Not to say that this change isn't also reasonable, but I think it needs a different motivating example.

thanks for those patches, they do fix this case, but they don't fix the case with malloc. e.g. the following loop doesn't get unrolled until the very last loop-unroll pass

define i32 @f() local_unnamed_addr {
bb:
  %alloc = tail call dereferenceable_or_null(64) ptr @malloc(i64 64)
  store i32 1, ptr %alloc, align 4
  %getelementptr = getelementptr i32, ptr %alloc, i64 1
  store i32 2, ptr %getelementptr, align 4
  %getelementptr1 = getelementptr i32, ptr %alloc, i64 2
  store i32 3, ptr %getelementptr1, align 4
  %getelementptr2 = getelementptr i32, ptr %alloc, i64 3
  br label %bb11.i

bb11.i:                                           ; preds = %bb, %bb11.i
  %phi37.i = phi i32 [ %add.i, %bb11.i ], [ 0, %bb ]
  %phi6.i = phi ptr [ %spec.select.i, %bb11.i ], [ %alloc, %bb ]
  %spec.select.i = getelementptr i32, ptr %phi6.i, i64 1
  %load.i = load i32, ptr %phi6.i, align 4
  %add.i = add i32 %load.i, %phi37.i
  %icmp4.i = icmp ne ptr %spec.select.i, %getelementptr2
  %icmp102.i = icmp ne ptr %spec.select.i, null
  %icmp10.not.i = and i1 %icmp102.i, %icmp4.i
  br i1 %icmp10.not.i, label %bb11.i, label %zot.exit

zot.exit:                                         ; preds = %bb11.i
  tail call void @free(ptr %alloc)
  ret i32 %add.i
}

; Function Attrs: mustprogress nofree nounwind willreturn allockind("alloc,uninitialized") allocsize(0) memory(inaccessiblemem: readwrite)
declare noalias noundef ptr @malloc(i64 noundef) local_unnamed_addr #0

; Function Attrs: mustprogress nounwind willreturn allockind("free") memory(argmem: readwrite, inaccessiblemem: readwrite)
declare void @free(ptr allocptr nocapture noundef) local_unnamed_addr #1

attributes #0 = { mustprogress nofree nounwind willreturn allockind("alloc,uninitialized") allocsize(0) memory(inaccessiblemem: readwrite) "alloc-family"="malloc" "frame-pointer"="all" "no-trapping-math"="true" "stack-protector-buffer-size"="8" "target-cpu"="x86-64" "target-features"="+cx8,+fxsr,+mmx,+sse,+sse2,+x87" "tune-cpu"="generic" }
attributes #1 = { mustprogress nounwind willreturn allockind("free") memory(argmem: readwrite, inaccessiblemem: readwrite) "alloc-family"="malloc" "frame-pointer"="all" "no-trapping-math"="true" "stack-protector-buffer-size"="8" "target-cpu"="x86-64" "target-features"="+cx8,+fxsr,+mmx,+sse,+sse2,+x87" "tune-cpu"="generic" }
nikic added a comment.Jun 29 2023, 1:22 AM

Good point. I think the malloc case is good motivation to change gep inbounds 0 semantics, so I'll look into that.

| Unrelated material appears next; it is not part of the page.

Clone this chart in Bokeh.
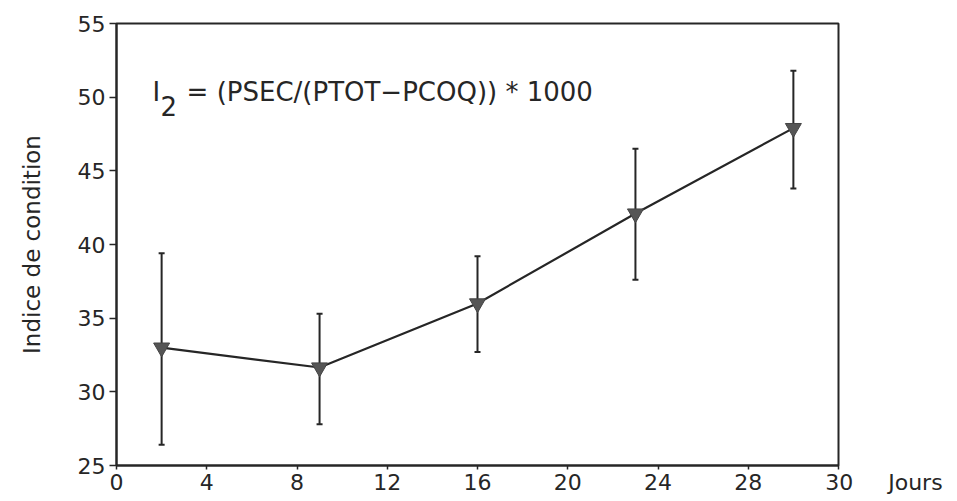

For the record, I've committed the test with alloca and malloc variants with https://github.com/llvm/llvm-project/commit/b24b6c4a32e159ece79583b3aaf5887ea44c4ebf.

nikic added a comment.Jun 29 2023, 2:17 AM

The patch stack starting at https://reviews.llvm.org/D154051 will fix the malloc case.

I've also found that

diff --git a/llvm/lib/Transforms/Scalar/IndVarSimplify.cpp b/llvm/lib/Transforms/Scalar/IndVarSimplify.cpp
index 40475d9563b2..dee3a1308405 100644
--- a/llvm/lib/Transforms/Scalar/IndVarSimplify.cpp
+++ b/llvm/lib/Transforms/Scalar/IndVarSimplify.cpp
@@ -2064,6 +2064,8 @@ PreservedAnalyses IndVarSimplifyPass::run(Loop &L, LoopAnalysisManager &AM,
   if (!IVS.run(&L))
     return PreservedAnalyses::all();
 
+  AR.SE.forgetLoop(&L);
+
   auto PA = getLoopPassPreservedAnalyses();
   PA.preserveSet<CFGAnalyses>();
   if (AR.MSSA)

fixes the issue and allows loop-unroll-full to see the proper trip count. I'm not familiar with SCEV caching, is this a stale analysis issue?